──────── Dataset excerpt

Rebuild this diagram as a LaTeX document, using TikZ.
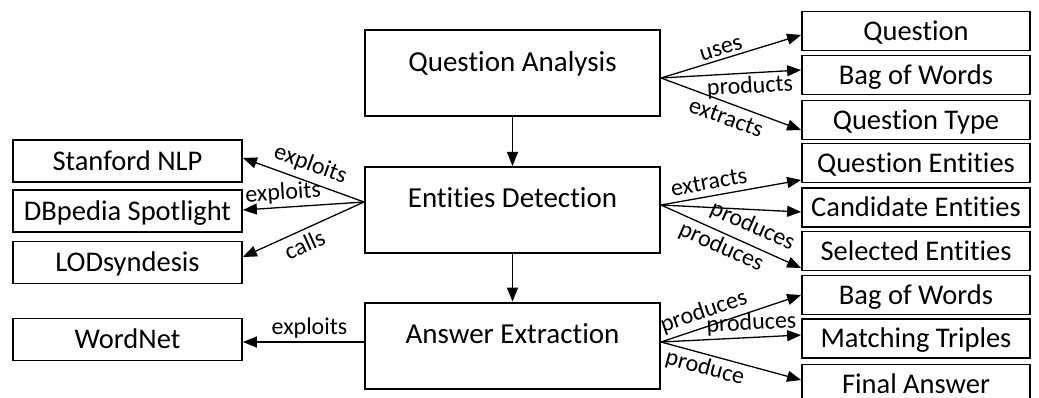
\documentclass[tikz,border=0pt]{standalone}
\usepackage{fontspec}
\setmainfont{Carlito}[Ligatures={NoCommon,NoContextual}]
\usetikzlibrary{arrows.meta}
\begin{document}
\begin{tikzpicture}[x=1pt,y=-1pt,
  mainbox/.style={draw, line width=2pt, minimum width=295pt, minimum height=86pt, inner sep=0pt,
    font=\fontsize{29}{31}\selectfont, text height=20.5pt, text depth=24.5pt},
  sidebox/.style={draw, line width=1.8pt, minimum width=228pt, minimum height=39pt, inner sep=0pt,
    font=\fontsize{28.5}{30}\selectfont, text height=18.3pt, text depth=0pt},
  leftbox/.style={sidebox, minimum width=229pt, minimum height=42pt},
  conn/.style={line width=1.3pt, -{Triangle[length=14pt,width=11pt]}},
  lab/.style={font=\fontsize{24}{26}\selectfont, inner sep=3pt, sloped}
]
\useasboundingbox (0,0) rectangle (1039,398);

% main boxes
\node[mainbox] (qa) at (512.5,73.5) {Question Analysis};
\node[mainbox] (ed) at (512.5,210) {Entities Detection};
\node[mainbox] (ae) at (512.5,345.5) {Answer Extraction};

% right boxes
\node[sidebox] (q1)   at (916,31)    {Question};
\node[sidebox] (bow1) at (916,75)    {Bag of Words};
\node[sidebox] (qt)   at (916,120)   {Question Type};
\node[sidebox] (qe)   at (916,163)   {Question Entities};
\node[sidebox] (ce)   at (916,207.5) {Candidate Entities};
\node[sidebox] (se)   at (916,251)   {Selected Entities};
\node[sidebox] (bow2) at (916,295)   {Bag of Words};
\node[sidebox] (mt)   at (916,338.5) {Matching Triples};
\node[sidebox] (fa)   at (916,384)   {Final Answer};

% left boxes
\node[leftbox] (sn)  at (127.5,161)   {Stanford NLP};
\node[leftbox] (db)  at (127.5,211)   {DBpedia Spotlight};
\node[leftbox] (lod) at (127.5,262.5) {LODsyndesis};
\node[leftbox] (wn)  at (127.5,339.5) {WordNet};

% vertical flow
\draw[conn] (qa.south) -- (ed.north);
\draw[conn] (ed.south) -- (ae.north);

% question analysis outputs
\draw[conn] ([yshift=-4.5pt]qa.east) -- ([yshift=-4pt]q1.west) node[lab, above, pos=0.45] {uses};
\draw[conn] ([yshift=-4.5pt]qa.east) -- ([yshift=5pt]bow1.west) node[lab, below, pos=0.63] {products};
\draw[conn] ([yshift=-4.5pt]qa.east) -- ([yshift=-10pt]qt.west) node[lab, below, pos=0.5, inner sep=6pt] {extracts};

% entities detection tools
\draw[conn] ([yshift=8pt]ed.west) -- ([yshift=3pt]sn.east) node[lab, above, pos=0.49, inner sep=6pt] {exploits};
\draw[conn] ([yshift=8pt]ed.west) -- ([yshift=1pt]db.east) node[lab, above, pos=0.66] {exploits};
\draw[conn] ([yshift=8pt]ed.west) -- ([yshift=5.5pt]lod.east) node[lab, below, pos=0.54, inner sep=5pt] {calls};

% entities detection outputs
\draw[conn] ([yshift=5pt]ed.east) -- ([yshift=-17pt]qe.west) node[lab, above, pos=0.36, inner sep=6pt] {extracts};
\draw[conn] ([yshift=5pt]ed.east) -- ([yshift=-4.5pt]ce.west);
\draw[conn] ([yshift=5pt]ed.east) -- ([yshift=-17pt]se.west)
  node[lab, above, pos=0.6, inner sep=7pt] {produces}
  node[lab, below, pos=0.47] {produces};

% answer extraction
\draw[conn] ([yshift=3.5pt]ae.west) -- ([yshift=-2.5pt]wn.east) node[lab, above, pos=0.45] {exploits};
\draw[conn] ([yshift=3.5pt]ae.east) -- (bow2.west) node[lab, above, pos=0.34, inner sep=4pt] {produces};
\draw[conn] ([yshift=3.5pt]ae.east) -- ([yshift=3.5pt]mt.west) node[lab, above, pos=0.65] {produces};
\draw[conn] ([yshift=3.5pt]ae.east) -- ([yshift=4pt]fa.west) node[lab, below, pos=0.34] {produce};
\end{tikzpicture}
\end{document}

────────────────

• _Short task_
With the pictures left out, restate word for word every line of the data above, from the first down to the line that contains "(0,0) rectangle (1039,398);".

• _Answer below_
Rebuild this diagram as a LaTeX document, using TikZ.
\documentclass[tikz,border=0pt]{standalone}
\usepackage{fontspec}
\setmainfont{Carlito}[Ligatures={NoCommon,NoContextual}]
\usetikzlibrary{arrows.meta}
\begin{document}
\begin{tikzpicture}[x=1pt,y=-1pt,
  mainbox/.style={draw, line width=2pt, minimum width=295pt, minimum height=86pt, inner sep=0pt,
    font=\fontsize{29}{31}\selectfont, text height=20.5pt, text depth=24.5pt},
  sidebox/.style={draw, line width=1.8pt, minimum width=228pt, minimum height=39pt, inner sep=0pt,
    font=\fontsize{28.5}{30}\selectfont, text height=18.3pt, text depth=0pt},
  leftbox/.style={sidebox, minimum width=229pt, minimum height=42pt},
  conn/.style={line width=1.3pt, -{Triangle[length=14pt,width=11pt]}},
  lab/.style={font=\fontsize{24}{26}\selectfont, inner sep=3pt, sloped}
]
\useasboundingbox (0,0) rectangle (1039,398);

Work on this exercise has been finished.